See also Peck v. Security Bank of Oregon, 276 Or 61, 554 P2d 505 (1976).
That rule has proper application in this case to plaintiff’s failure to make monthly payments promptly. It has no application to plaintiff’s failure to exercise the option to purchase the property on the date specified in the contract. In this case, however, defendants continued to treat the agreement as being in effect, and as a contract for the sale of land, long after its expiration date and after defendants’ letter of October 21, 1970. In addition, according to what we believe to be the preponderance of the most credible
For these reasons, although the evidence was conflicting and was not as clear as might be desired, we believe that the preponderance of the evidence established that defendants waived the time essence provisions of the agreement and agreed to an extension of the entire agreement as a contract for the sale of land (including the time for exercise of the option to purchase the property), and that defendants’ requirement that plaintiff provide a title search (which she was under no obligation to do) furnished sufficient consideration for such an agreement.
Defendants also contend that in "holding over” after expiration of the lease-option agreement plaintiff was a tenant only; that the further payments of $60 per month were no more than the amount due and payable as rent and that the option to purchase was not extended, citing Annot., 15 ALR3d 470 (1967), among other authorities.
This is not a simple case of "holding over.” Under the facts of this case, as previously stated, we hold that defendants both waived the "time essence” provisions of the agreement and agreed to extend the entire lease-option agreement, including the time for exercise of the option. Cf. Annot., 15 ALR3d 470, 484-85, supra.

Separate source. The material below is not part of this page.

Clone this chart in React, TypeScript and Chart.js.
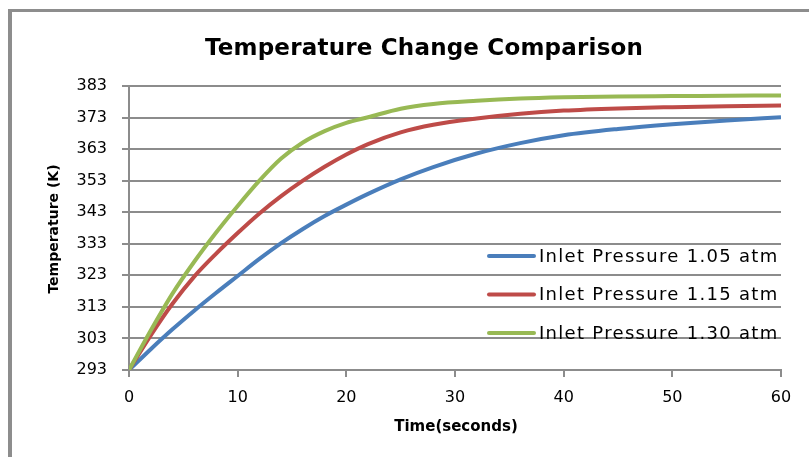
import React, { useEffect, useRef } from "react";
import { Chart, registerables } from "chart.js";

Chart.register(...registerables);

const TITLE = "Temperature Change Comparison";
const X_TITLE = "Time(seconds)";
const Y_TITLE = "Temperature (K)";

const times = [0, 2, 4, 6, 8, 10, 12, 14, 16, 18, 20, 22, 25, 28, 32, 36, 40, 45, 50, 55, 60];
const blueTemps = [293, 299.6, 305.9, 311.8, 317.4, 322.8, 328.2, 333.2, 337.7, 341.8, 345.4, 348.8, 353.4, 357.3, 361.6, 364.9, 367.4, 369.4, 370.9, 372.1, 373.1];
const redTemps = [293, 304, 314, 322.6, 329.8, 336.4, 342.6, 348.1, 353, 357.4, 361.3, 364.6, 368.3, 370.7, 372.7, 374.2, 375.2, 375.9, 376.3, 376.6, 376.8];
const greenTemps = [293, 305.5, 317.2, 327.3, 336.5, 345, 353, 360, 365.1, 368.7, 371.3, 373.1, 375.8, 377.3, 378.3, 379, 379.4, 379.7, 379.8, 379.9, 380];

const seriesLabels = ["Inlet Pressure 1.05 atm", "Inlet Pressure 1.15 atm", "Inlet Pressure 1.30 atm"];
const seriesColors = ["#4A7EBB", "#BE4B48", "#98B954"];
const seriesValues = [blueTemps, redTemps, greenTemps];

const FONT = '"DejaVu Sans"';
const GRID = "#8c8c8c";

const textPlugin = {
  id: "customText",
  afterDraw(chart: any) {
    const ctx = chart.ctx as any;
    ctx.save();
    ctx.fillStyle = "#000";
    ctx.textAlign = "center";
    ctx.textBaseline = "alphabetic";
    ctx.font = `bold 23px ${FONT}`;
    ctx.letterSpacing = "0.2px";
    ctx.fillText(TITLE, 424, 55);
    ctx.letterSpacing = "0px";
    ctx.font = `bold 15px ${FONT}`;
    ctx.fillText(X_TITLE, 456, 431);
    ctx.save();
    ctx.translate(58, 229);
    ctx.rotate(-Math.PI / 2);
    ctx.font = `bold 14px ${FONT}`;
    ctx.fillText(Y_TITLE, 0, 0);
    ctx.restore();

    // legend
    chart.data.datasets.forEach((ds: any, i: number) => {
      const y = 256 + i * 38.5;
      ctx.strokeStyle = ds.borderColor;
      ctx.lineWidth = 4;
      ctx.lineCap = "round";
      ctx.beginPath();
      ctx.moveTo(489, y);
      ctx.lineTo(534, y);
      ctx.stroke();
      ctx.fillStyle = "#000";
      ctx.textAlign = "left";
      ctx.textBaseline = "middle";
      ctx.font = `18px ${FONT}`;
      ctx.letterSpacing = "1.3px";
      ctx.fillText(ds.label, 539, y + 1);
      ctx.letterSpacing = "0px";
    });
    ctx.restore();
  },
};

export default function App() {
  const ref = useRef<HTMLCanvasElement | null>(null);

  useEffect(() => {
    if (!ref.current) return;
    const datasets = seriesLabels.map((label, i) => ({
      label,
      data: times.map((t, j) => ({ x: t, y: seriesValues[i][j] })),
      borderColor: seriesColors[i],
      backgroundColor: seriesColors[i],
      borderWidth: 4,
      pointRadius: 0,
      cubicInterpolationMode: "monotone" as const,
      fill: false,
      order: 2 - i,
    }));
    const chart = new Chart(ref.current, {
      type: "line",
      data: { datasets },
      options: {
        responsive: false,
        animation: false,
        layout: { padding: { top: 86, right: 28, left: 0, bottom: 0 } },
        plugins: {
          legend: { display: false },
          tooltip: { enabled: false },
          title: { display: false },
        },
        scales: {
          x: {
            type: "linear",
            min: 0,
            max: 60,
            ticks: {
              stepSize: 10,
              color: "#000",
              font: { family: "DejaVu Sans", size: 16 },
              padding: 11,
              maxRotation: 0,
            },
            grid: { drawOnChartArea: false, drawTicks: true, tickLength: 7, color: GRID, lineWidth: 2 },
            border: { color: GRID, width: 2 },
            afterFit: (s: any) => {
              s.height = 87;
            },
          },
          y: {
            min: 293,
            max: 383,
            ticks: {
              stepSize: 10,
              color: "#000",
              font: { family: "DejaVu Sans", size: 16 },
              padding: 15,
            },
            grid: { color: GRID, lineWidth: 2, tickLength: 7 },
            border: { color: GRID, width: 2 },
            afterFit: (s: any) => {
              s.width = 129;
            },
          },
        },
      },
      plugins: [textPlugin],
    });
    return () => chart.destroy();
  }, []);

  return (
    <div style={{ position: "fixed", left: 0, top: 0, width: 809, height: 457, background: "#fff", overflow: "hidden" }}>
      <div
        style={{
          position: "absolute",
          left: 8,
          top: 9,
          width: 1000,
          height: 700,
          borderLeft: "4px solid #8d8d8d",
          borderTop: "3px solid #8d8d8d",
        }}
      />
      <canvas ref={ref} width={809} height={457} style={{ position: "absolute", left: 0, top: 0, width: 809, height: 457 }} />
    </div>
  );
}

For these reasons, the decree of the trial court is affirmed.
The agreement was entered into by plaintiff and her husband. Since that time plaintiff has divorced and her husband has assigned to her his interest.
Cf. Southworth v. Oliver, 284 Or 361, 587 P2d 994 (1978).
We have not overlooked defendants’ additional contentions, but believe that they have no proper application under the facts and circumstances of this case.